Дороти пошла вдоль клумбы, пытаясь не наступать на растения. Встала на траву Кингов. На освещенной веранде виднелись две фигуры, и, подойдя ближе, она поняла, что это Жанет и Блэр Кинг. Судя по всему, Жанет стояла на коленях на низкой табуретке или скамеечке. Она стягивала через голову свою вышитую блузку. Осталась нагой. Чуть в стороне от нее Блэр Кинг тоже снимал одежду, спокойно и неспешно. Еще бы. Для нынешней молодежи это сущий пустяк. И ведь толчок всему этому дала Дороти, но ничего, не стоит переживать. Завтра они и сами об этом забудут. Ну, не завтра, так через неделю. Разве они влюблены друг в дружку? Ничего подобного. Зато уж верно пьяны в стельку.

Блэр Кинг встал перед Жанет на колени, прижавшись лицом к ее лицу. Она нагнулась, взяла его голову в ладони. В свете лампы на веранде ее загорелое тело казалось золотистым, а его – белым. Тела тесно соприкасались. Дороти наконец проняло. Перехватило дыхание. Теперь, когда одежда, а с нею их жесты и движения, которые она знала – по которым могла их опознать, – были отброшены, они казались ей одновременно неведомыми и привычными, то ли до странности похожими на самих себя, то ли не похожими вовсе.

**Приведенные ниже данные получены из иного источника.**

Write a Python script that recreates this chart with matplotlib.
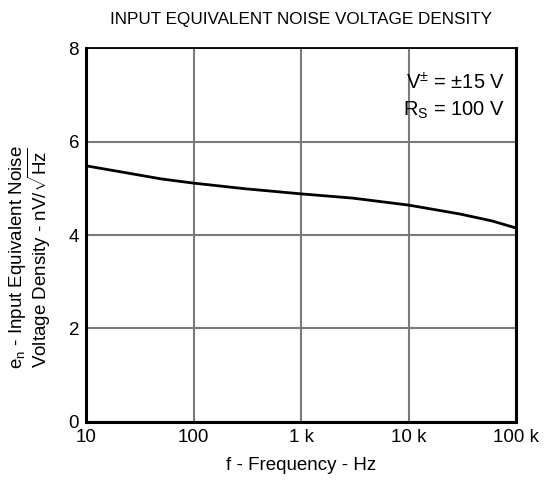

Будто фигуры в музее. Но при этом слишком живые, слишком неуклюжие – ох, если бы она могла заставить их замереть! Они сплетались в свете лампы, будто ничто уже не имело для них значения, сжимали и тискали, ощупывали и познавали друг друга. Будь она в состоянии крикнуть: Прекратите! Прекратите немедленно! – былым своим учительским голосом, она крикнула бы – в качестве предостережения, не укора. При всей своей смелости ей они казались беспомощными, беспомощными перед лицом опасности, как люди на плоту, который уносит течение. И некому было их окликнуть. Они перевернулись, ушли в поток и беззвучно повлекли друг друга дальше, за стекло.

Тут она осознала, что дрожит всем телом, что колени подгибаются, а в голове бьет молот. Она подумала, не так ли чувствует себя человек перед инсультом. Ужасно будет, если удар хватит ее прямо здесь, прямо в ночной рубашке, даже не в собственном доме. Она пошла назад, через клумбу, мимо передней части дома. На ходу ей сделалось легче, а когда она оказалась у лестницы, у нее уже почти не оставалось сомнений, что никакой инсульт ей прямо сейчас не грозит. Она немного посидела на ступенях с закрытыми глазами, чтобы полностью взять себя в руки.

На исподе век четко проступили две слившиеся фигуры, плотные и сияющие, будто те силуэты, что она когда-то – всякий раз этому изумляясь – рисовала мелом на доске в праздничные дни.

А что если и Виола тоже видела? Ей такого не вынести. Тому, кто решил под конец жизни освоить мастерство подглядывания, не обойтись без внутренней силы, а еще без чего-то, что похоже на благодарность.